Outage performance of MIMO FSO links over strong turbulence and misalignment fading channels

Abstract

Atmospheric turbulence produces fluctuations in the irradiance of the transmitted optical beam, which is known as atmospheric scintillation, severely degrading the performance over free-space optical (FSO) links. Additionally, since FSO systems are usually installed on high buildings, building sway causes vibrations in the transmitted beam, leading to an unsuitable alignment between transmitter and receiver and, hence, a greater deterioration in performance. In this paper, the outage probability as a performance measure for multiple-input/multiple-output (MIMO) FSO communication systems with intensity modulation and direct detection (IM/DD) over strong atmospheric turbulence channels with pointing errors is analyzed.
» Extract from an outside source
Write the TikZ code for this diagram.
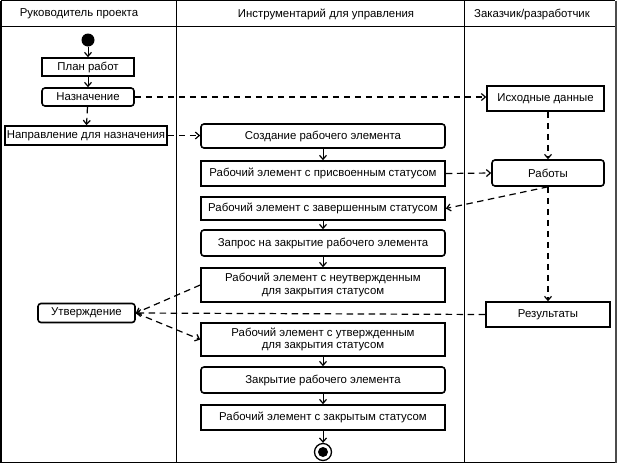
\documentclass[tikz,border=0pt]{standalone}
\usepackage{fontspec}
\setmainfont{Liberation Sans}
\usetikzlibrary{arrows.meta}
\begin{document}
\begin{tikzpicture}[x=1pt,y=-1pt,
  every node/.style={font=\fontsize{11.4}{12.5}\selectfont, inner sep=0pt, align=center},
  sbox/.style={draw, line width=1.6pt},
  rbox/.style={draw, line width=1.6pt, rounded corners=3pt},
  lane/.style={line width=0.9pt},
  flow/.style={line width=1pt, -{Straight Barb[length=4pt,width=7pt,line width=1.2pt]}},
  dflow/.style={line width=1.2pt, dash pattern=on 6.5pt off 4.5pt, -{Straight Barb[length=4pt,width=7pt,line width=1.2pt]}},
  hdr/.style={font=\fontsize{11.4}{12.5}\selectfont}]
\useasboundingbox (0,0) rectangle (617,464);
% frame
\draw[lane] (1,0.5) -- (615,0.5);
\draw[line width=1.4pt] (1,0.5) -- (1,462.5) -- (615.5,462.5);
\draw[line width=2pt, black!70] (615.5,0.5) -- (615.5,462.5);
\draw[lane] (1,26) -- (615,26);
\draw[lane] (176,0) -- (176,462);
\draw[lane] (464,0) -- (464,462);
% headers
\node[hdr] (h1) at (79,14) {Руководитель проекта};
\node[hdr] (h2) at (326,14) {Инструментарий для управления};
\node[hdr] (h3) at (532,14) {Заказчик/разработчик};
% left lane
\node[circle, fill=black, minimum size=13pt] (start) at (88,40) {};
\node[sbox, minimum width=92pt, minimum height=18pt] (plan) at (88,67) {План работ};
\node[rbox, minimum width=92pt, minimum height=18pt] (nazn) at (88,97) {Назначение};
\node[sbox, minimum width=162pt, minimum height=19pt] (napr) at (86,135.5) {Направление для назначения};
\node[rbox, minimum width=97pt, minimum height=19pt] (utv) at (86.5,313) {Утверждение};
% middle lane
\node[rbox, minimum width=244pt, minimum height=24pt] (sozd) at (323,136) {Создание рабочего элемента};
\node[sbox, minimum width=244pt, minimum height=25pt] (prisv) at (323,173.5) {Рабочий элемент с присвоенным статусом};
\node[sbox, minimum width=244pt, minimum height=23pt] (zav) at (323,208.5) {Рабочий элемент с завершенным статусом};
\node[rbox, minimum width=244pt, minimum height=26pt] (zapr) at (323,243) {Запрос на закрытие рабочего элемента};
\node[sbox, minimum width=244pt, minimum height=34pt] (neutv) at (323,285) {Рабочий элемент с неутвержденным\\для закрытия статусом};
\node[sbox, minimum width=244pt, minimum height=33pt] (utvst) at (323,339.5) {Рабочий элемент с утвержденным\\для закрытия статусом};
\node[rbox, minimum width=244pt, minimum height=26pt] (zakr) at (323,380) {Закрытие рабочего элемента};
\node[sbox, minimum width=244pt, minimum height=25pt] (zakrst) at (323,417.5) {Рабочий элемент с закрытым статусом};
\node[circle, draw, line width=1.3pt, minimum size=17pt] (end) at (323,452) {};
\node[circle, fill=black, minimum size=10pt] (endin) at (end.center) {};
% right lane
\node[sbox, minimum width=117pt, minimum height=25pt] (isx) at (545.5,98.5) {Исходные данные};
\node[rbox, minimum width=112pt, minimum height=26pt] (rab) at (548,173) {Работы};
\node[sbox, minimum width=124pt, minimum height=25pt] (res) at (548,314.5) {Результаты};
% solid flows
\draw[flow] (start) -- (plan);
\draw[flow] (plan) -- (nazn);
\draw[flow] (sozd) -- (prisv);
\draw[flow] (zav) -- (zapr);
\draw[flow] (zapr) -- (neutv);
\draw[flow] (utvst) -- (zakr);
\draw[flow] (zakr) -- (zakrst);
\draw[flow] (zakrst) -- (end);
% dashed flows
\draw[dflow] (nazn) -- (napr);
\draw[dflow] (napr.east) -- (sozd.west |- napr.east);
\draw[dflow] (nazn.east) -- (isx.west |- nazn.east);
\draw[dflow] (isx.south -| rab.north) -- (rab.north);
\draw[dflow] (prisv.east) -- (rab.west);
\coordinate (rabs) at (rab.south);
\draw[dflow] (rabs) -- (zav.east);
\draw[dflow] (rabs) -- (res.north);
\draw[dflow] (neutv.west) -- (utv.east);
\draw[dflow] (res.west) -- (utv.east);
\draw[dflow] (utv.east) -- (utvst.west);
\end{tikzpicture}
\end{document}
Novel closed-form expressions for the outage probability as well as their corresponding asymptotic expressions are presented when the irradiance of the transmitted optical beam is susceptible to either strong turbulence conditions, following a negative exponential distribution, and pointing error effects, following a misalignment fading model where the effect of beam width, detector size and jitter variance is considered. Obtained results show that the diversity order is independent of the pointing error when the equivalent beam radius at the receiver is at least twice the value of the pointing error displacement standard deviation at the receiver. Simulation results are further demonstrated to confirm the analytical results. Additionally, since proper FSO transmission requires transmitters with accurate control of their beamwidth, asymptotic expressions here obtained for different diversity techniques are used to find the optimum beamwidth that minimizes the outage performance.